萩原 義雄 記

五十音圖サ行「さしすせそ」の「さ」の字、横に走り読みすれば、語頭十行「あかたなはまやらわ」の三番目に位置します。春の象徴樹木花「さくら」も「さ」で、「無線局運用規則第十四条、別表第五号、通話表」にも「さくらのさ」と云うのですが、この物言いについて意外と知らない世界となっています。一音一語にしたとき、「さ」+「くら」と和語解析されます。

144_b小学館『日国』第二版の【語源】(13)説には、「サ」は「サガミ(田神)」の「サ」で、穀霊の意。「クラ」は神の憑りつく所の意の「クラ(座)」で、「サクラ」は穀霊の憑りつく神座の意。桜に限らなかった〔桜井満著『万葉集東歌研究』〕で説かれていて、「サガミ(田神)」の「サ」とされました。春になると、この神様が「さと【里】」に降りてきます。「さくら」が咲くとは、「さ」の神様が降臨した證しとなります。そこで、農耕を粮とする人々は桜樹の元に酒(御、さ・け(き)=神さま飲み物)お供えし、里にお越しくださった感謝の念を捧げ、田を以て米作りするはじめの祈りとしました。素朴でささやかな神事のあと、集うたお供えした酒や食物で宴会をしたのです。その象徴樹木が「さくら」木でした。これが「お花見」の始まりなのです。

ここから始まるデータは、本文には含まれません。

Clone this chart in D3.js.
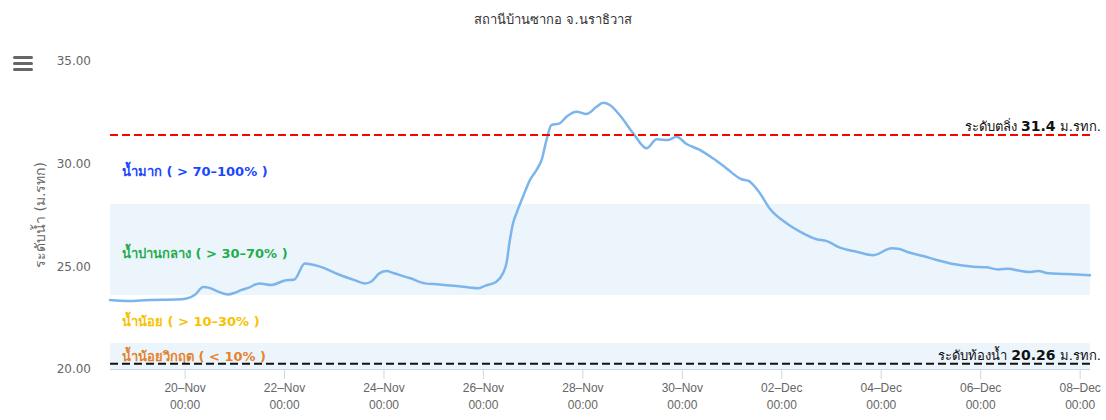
<!DOCTYPE html>
<html>
<head>
<meta charset="utf-8">
<script src="https://cdn.jsdelivr.net/npm/d3@7"></script>
<style>
html,body{margin:0;padding:0;background:#fff;}
svg{display:block;font-family:"DejaVu Sans","Noto Sans",sans-serif;}
</style>
</head>
<body>
<svg id="chart" width="1106" height="420"></svg>
<script>
// ---------- data ----------
const chartTitle = "สถานีบ้านซากอ จ.นราธิวาส";
const yAxisTitle = "ระดับน้ำ (ม.รทก)";
const times = [
 "2024-11-18 12:00","2024-11-18 21:00","2024-11-19 07:00","2024-11-19 20:00","2024-11-20 01:00",
 "2024-11-20 05:00","2024-11-20 09:00","2024-11-20 12:00","2024-11-20 16:00","2024-11-20 21:00",
 "2024-11-21 00:00","2024-11-21 03:30","2024-11-21 07:00","2024-11-21 12:00","2024-11-21 18:00",
 "2024-11-22 00:00","2024-11-22 05:00","2024-11-22 10:00","2024-11-22 17:00","2024-11-23 03:00",
 "2024-11-23 10:00","2024-11-23 15:00","2024-11-23 18:00","2024-11-23 22:00","2024-11-24 01:30",
 "2024-11-24 05:00","2024-11-24 13:00","2024-11-24 20:00","2024-11-25 03:00","2024-11-25 10:00",
 "2024-11-25 17:30","2024-11-25 21:30","2024-11-26 01:00","2024-11-26 06:30","2024-11-26 09:40",
 "2024-11-26 11:20","2024-11-26 13:00","2024-11-26 14:30","2024-11-26 16:10","2024-11-26 19:20",
 "2024-11-26 22:40","2024-11-27 01:50","2024-11-27 04:20","2024-11-27 06:40","2024-11-27 09:00",
 "2024-11-27 13:00","2024-11-27 16:20","2024-11-27 21:10","2024-11-28 02:00","2024-11-28 06:50",
 "2024-11-28 10:00","2024-11-28 13:15","2024-11-28 18:00","2024-11-29 00:30","2024-11-29 07:00",
 "2024-11-29 11:50","2024-11-29 17:25","2024-11-29 21:25","2024-11-30 02:15","2024-11-30 08:40",
 "2024-11-30 15:00","2024-11-30 21:35","2024-12-01 04:50","2024-12-01 08:00","2024-12-01 13:40",
 "2024-12-01 18:30","2024-12-02 02:30","2024-12-02 09:00","2024-12-02 17:00","2024-12-02 22:00",
 "2024-12-03 04:20","2024-12-03 12:20","2024-12-03 20:20","2024-12-04 05:20","2024-12-04 08:30",
 "2024-12-04 12:30","2024-12-04 20:30","2024-12-05 03:00","2024-12-05 11:00","2024-12-05 20:40",
 "2024-12-06 03:00","2024-12-06 08:40","2024-12-06 13:30","2024-12-06 19:10","2024-12-07 00:00",
 "2024-12-07 04:00","2024-12-07 09:00","2024-12-07 16:00","2024-12-07 22:30","2024-12-08 05:00"
];
const levels = [
 23.36,23.31,23.36,23.38,23.43,
 23.62,23.99,23.95,23.78,23.63,
 23.70,23.85,23.96,24.17,24.09,
 24.30,24.36,25.14,25.00,24.58,
 24.33,24.17,24.25,24.66,24.77,
 24.66,24.42,24.17,24.12,24.05,
 23.97,23.93,24.05,24.25,24.66,
 25.14,26.28,27.09,27.58,28.39,
 29.20,29.69,30.18,31.15,31.88,
 31.96,32.29,32.53,32.42,32.77,
 32.97,32.86,32.37,31.48,30.75,
 31.19,31.15,31.31,30.96,30.67,
 30.26,29.77,29.24,29.17,28.56,
 27.80,27.10,26.69,26.32,26.23,
 25.91,25.71,25.54,25.88,25.86,
 25.71,25.50,25.31,25.11,24.98,
 24.95,24.85,24.88,24.78,24.72,
 24.77,24.66,24.63,24.60,24.56
];
const xStart = "2024-11-18 12:00";
const xEnd = "2024-12-08 05:00";
const xTickDates = ["2024-11-20 00:00","2024-11-22 00:00","2024-11-24 00:00","2024-11-26 00:00","2024-11-28 00:00",
                    "2024-11-30 00:00","2024-12-02 00:00","2024-12-04 00:00","2024-12-06 00:00","2024-12-08 00:00"];
const yTicks = [20, 25, 30, 35];
const yDomain = [20, 35];
// plot bands: [from, to]
const bandFrom = [28.04, 23.60, 21.26, 20.00];
const bandTo   = [35.00, 28.04, 23.60, 21.26];
const bandNames = ["น้ำมาก ( > 70–100% )","น้ำปานกลาง ( > 30–70% )","น้ำน้อย ( > 10–30% )","น้ำน้อยวิกฤต ( < 10% )"];
const bandLabelLevel = [29.6, 25.65, 22.33, 20.63];
// reference lines
const refValues = [31.4, 20.26];
const refPrefix = ["ระดับตลิ่ง ", "ระดับท้องน้ำ "];
const refNumber = ["31.4", "20.26"];
const refSuffix = [" ม.รทก.", " ม.รทก."];

// ---------- styles ----------
const bandFill = ["#ffffff","#ecf5fc","#ffffff","#ecf5fc"];
const bandColor = ["#1a47ff","#1fae4c","#f7c200","#e5832d"];
const refColor = ["#ff0000","#111111"];

// ---------- chart ----------
const parse = d3.timeParse("%Y-%m-%d %H:%M");
const data = times.map((t,i)=>({t:parse(t), v:levels[i]}));
const svg = d3.select("#chart");
const m = {left:110, right:1090, top:61, bottom:369};

const x = d3.scaleTime().domain([parse(xStart), parse(xEnd)]).range([m.left, m.right]);
const y = d3.scaleLinear().domain(yDomain).range([m.bottom, m.top]);

// bands
svg.append("g").selectAll("rect").data(bandFrom).join("rect")
  .attr("x", m.left).attr("width", m.right - m.left)
  .attr("y", (d,i)=>y(bandTo[i])).attr("height",(d,i)=>y(d)-y(bandTo[i]))
  .attr("fill",(d,i)=>bandFill[i]);

// band labels
svg.append("g").selectAll("text").data(bandNames).join("text")
  .attr("x", 122).attr("y",(d,i)=>y(bandLabelLevel[i]))
  .attr("dy","0.35em")
  .attr("fill",(d,i)=>bandColor[i])
  .attr("font-size",13).attr("font-weight","bold")
  .text(d=>d);

// x axis
const xAxis = d3.axisBottom(x).tickValues(xTickDates.map(parse)).tickSize(10).tickFormat(()=>"");
const gx = svg.append("g").attr("transform",`translate(0,${m.bottom})`).call(xAxis);
gx.select(".domain").attr("stroke","#ccd6eb").attr("stroke-width",1).attr("d",`M${m.left},0.5H${m.right}`);
gx.selectAll(".tick line").attr("stroke","#ccd6eb");
const fmtD = d3.timeFormat("%d"), fmtM = d3.timeFormat("%b"), fmtT = d3.timeFormat("%H:%M");
gx.selectAll(".tick").each(function(d){
  const g = d3.select(this);
  g.select("text").remove();
  const t = g.append("text").attr("fill","#666666").attr("font-size",12).attr("text-anchor","middle");
  t.append("tspan").attr("x",0).attr("y",23).text(fmtD(d)+"–"+fmtM(d));
  t.append("tspan").attr("x",0).attr("y",40).text(fmtT(d));
});

// y axis
const yAxis = d3.axisLeft(y).tickValues(yTicks).tickSize(0).tickFormat(d3.format(".2f"));
const gy = svg.append("g").attr("transform",`translate(${m.left},0)`).call(yAxis);
gy.select(".domain").remove();
gy.selectAll(".tick text").attr("fill","#666666").attr("font-size",12).attr("x",-19)
  .attr("font-family","DejaVu Sans, sans-serif");

// y title
svg.append("text").attr("transform",`translate(40,${(m.top+m.bottom)/2}) rotate(-90)`)
  .attr("text-anchor","middle").attr("dy","0.35em")
  .attr("fill","#666666").attr("font-size",14).text(yAxisTitle);

// series line
const line = d3.line().x(d=>x(d.t)).y(d=>y(d.v)).curve(d3.curveMonotoneX);
svg.append("path").datum(data).attr("d",line)
  .attr("fill","none").attr("stroke","#7cb5ec").attr("stroke-width",2.5)
  .attr("stroke-linejoin","round").attr("stroke-linecap","round");

// reference lines
refValues.forEach((v,i)=>{
  svg.append("line").attr("x1",m.left).attr("x2",m.right)
    .attr("y1",y(v)).attr("y2",y(v))
    .attr("stroke",refColor[i]).attr("stroke-width",2).attr("stroke-dasharray","8,4");
  const t = svg.append("text").attr("x",1101).attr("y",y(v)-4)
    .attr("text-anchor","end").attr("fill","#111").attr("font-size",13);
  t.append("tspan").text(refPrefix[i]);
  t.append("tspan").attr("font-weight","bold").attr("font-size",14).text(refNumber[i]);
  t.append("tspan").text(refSuffix[i]);
});

// title
svg.append("text").attr("x",553).attr("y",24).attr("text-anchor","middle")
  .attr("fill","#333333").attr("font-size",13).text(chartTitle);

// menu icon
const menu = svg.append("g").attr("transform","translate(13,56)");
[0,6,12].forEach(dy=>menu.append("rect").attr("x",0).attr("y",dy).attr("width",20).attr("height",3)
  .attr("rx",1.5).attr("fill","#666666"));
</script>
</body>
</html>
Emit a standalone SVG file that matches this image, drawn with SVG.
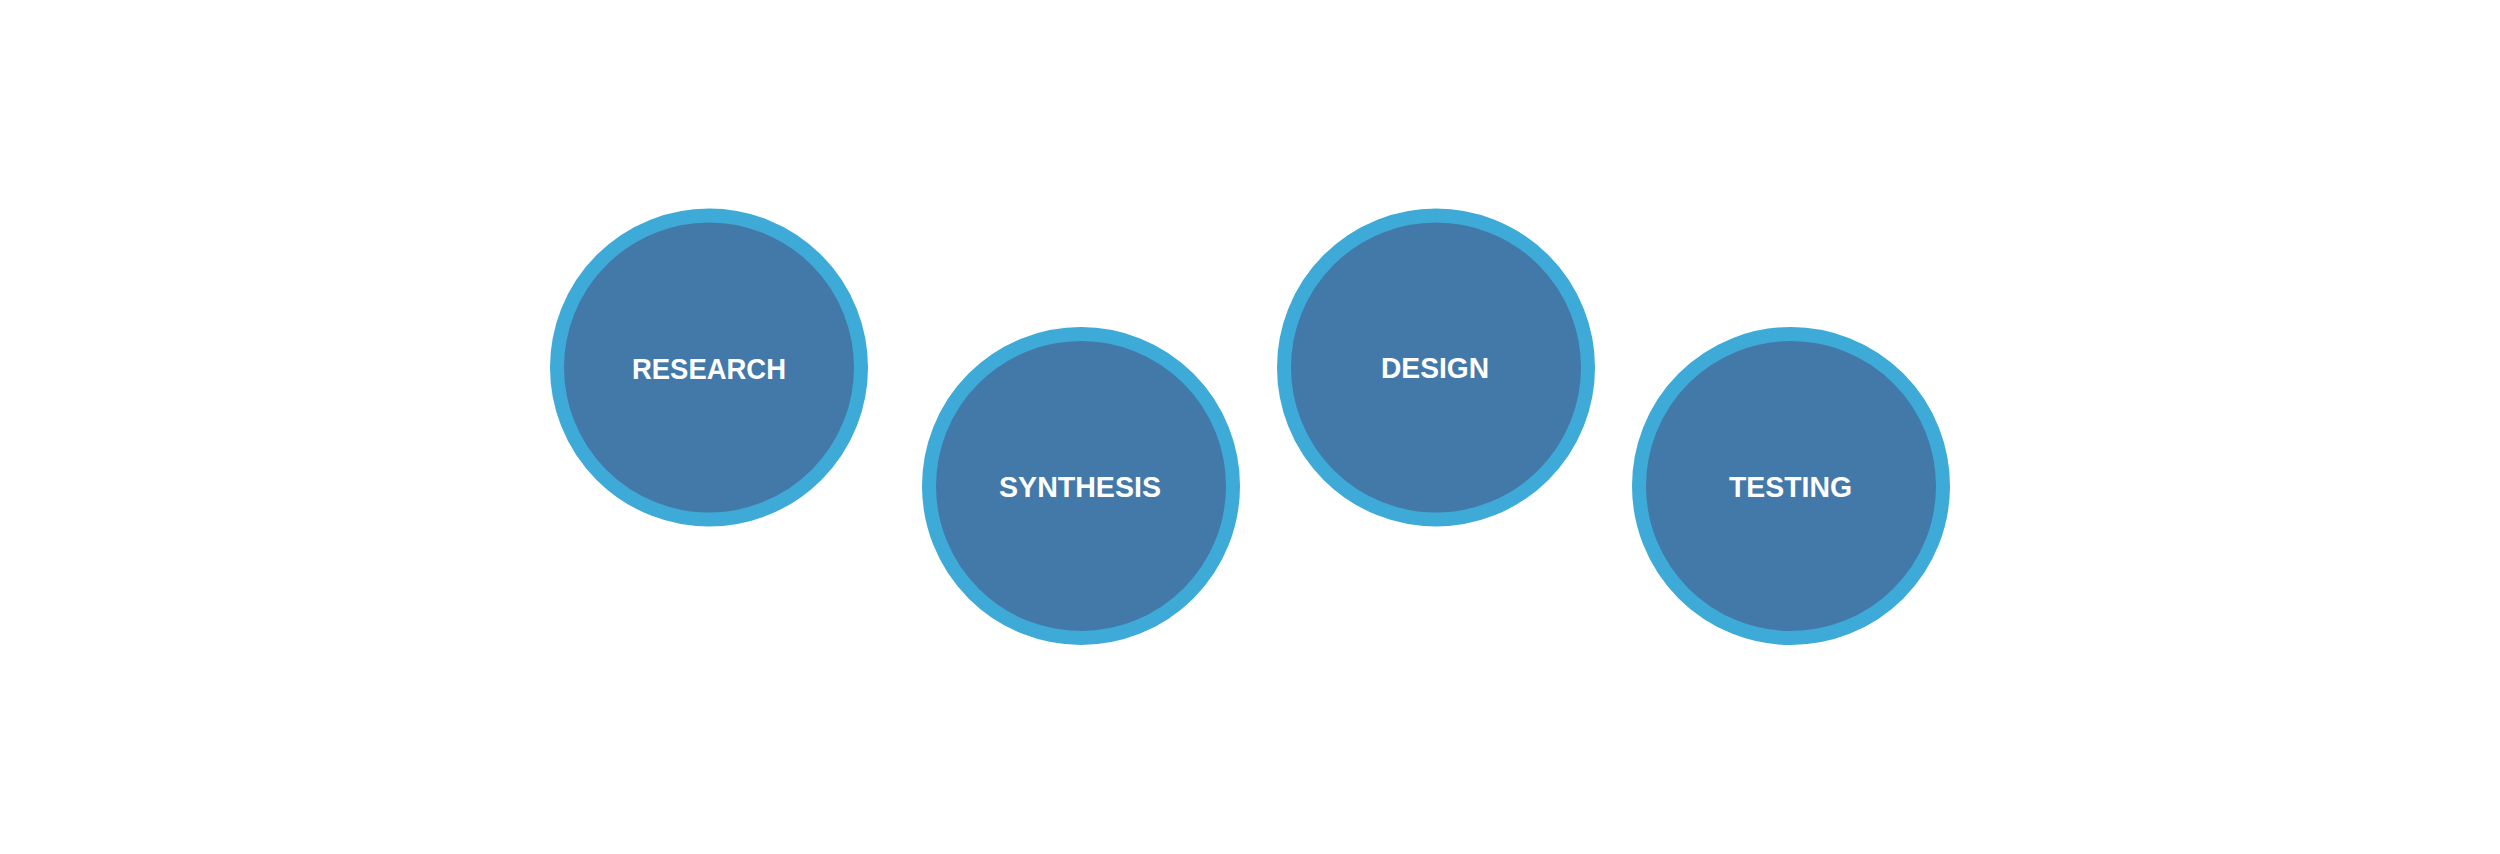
<svg xmlns="http://www.w3.org/2000/svg" width="2500" height="854" viewBox="0 0 2500 854">
<style>
.ring{fill:#4379A9;stroke:#3EAAD7;stroke-width:14}
.lbl{font-family:"Liberation Sans",Arial,sans-serif;font-weight:bold;font-size:29px;fill:#ffffff;text-anchor:middle}
</style>
<rect width="2500" height="854" fill="#ffffff"/>
<g id="connectors"></g>
<g id="research">
<circle class="ring" cx="709" cy="367.5" r="152"/>
<text class="lbl" x="709" y="379" textLength="154" lengthAdjust="spacingAndGlyphs">RESEARCH</text>
</g>
<g id="synthesis">
<circle class="ring" cx="1081" cy="486" r="152"/>
<text class="lbl" x="1080" y="497" textLength="162" lengthAdjust="spacingAndGlyphs">SYNTHESIS</text>
</g>
<g id="design">
<circle class="ring" cx="1436" cy="367.5" r="152"/>
<text class="lbl" x="1435" y="378" textLength="108" lengthAdjust="spacingAndGlyphs">DESIGN</text>
</g>
<g id="testing">
<circle class="ring" cx="1791" cy="486" r="152"/>
<text class="lbl" x="1790.5" y="497" textLength="123" lengthAdjust="spacingAndGlyphs">TESTING</text>
</g>
</svg>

『日本書紀』〔七二〇年〕允恭八年二月・歌謡に、「花妙(ぐは)し 佐区羅(サクラ)の愛(め)で こと愛でば 早くは愛でず 我が愛づる子ら」と詠われています。

「さ」の上接する和語には「さ・かい(神さまと人の居る境界)」「さ・け(神さまの飲み物)」「さ・と(神さまがお越しくださる土地)」「さ・とる(神さまを慮る)」「さ・ばく(神さまが見定める)」などといった周圏の語が見えてきます。

この原風景を今暮らす「場=桜樹の下」からも求めておくことも大切ではないでようか。きっと、「さくら」と神さまが、「さきはひの厚き輩(ともがら)」を誘ってくる時節となりますようにと願うばかりですね。

144_aまとめに、「SA」の音は「Xa」ではなく、『日葡辞書』を見ると、「Sacura.サクラ(桜)桜の木、*原文は Cerei-jeira.cerejerai,cereigeira の形でも現れる。さくらんぼ(花桃)のなる桜の木で、西洋ミザクラの木を意味するが、わが国の〝桜〟にあてて用いている。羅葡日のCerasus の条にも、葡語 Cerreijera と日本語の Sacura と対訳として示している。」〔邦訳五四七〕r 〕としています。ことばとして実際に発音してみると、幼児や子どもが発音しにくい、大人の音「SA」は、「おさかな=おちゃかな」「さかみち=ちゃかみち」となってしまっています。「さ」をもっと知って、心を通わせ使ってみたいものです。「さらば」「さようなら」「さすが」「さてさて」と、春を感じながら口ずさむとしてみませんか。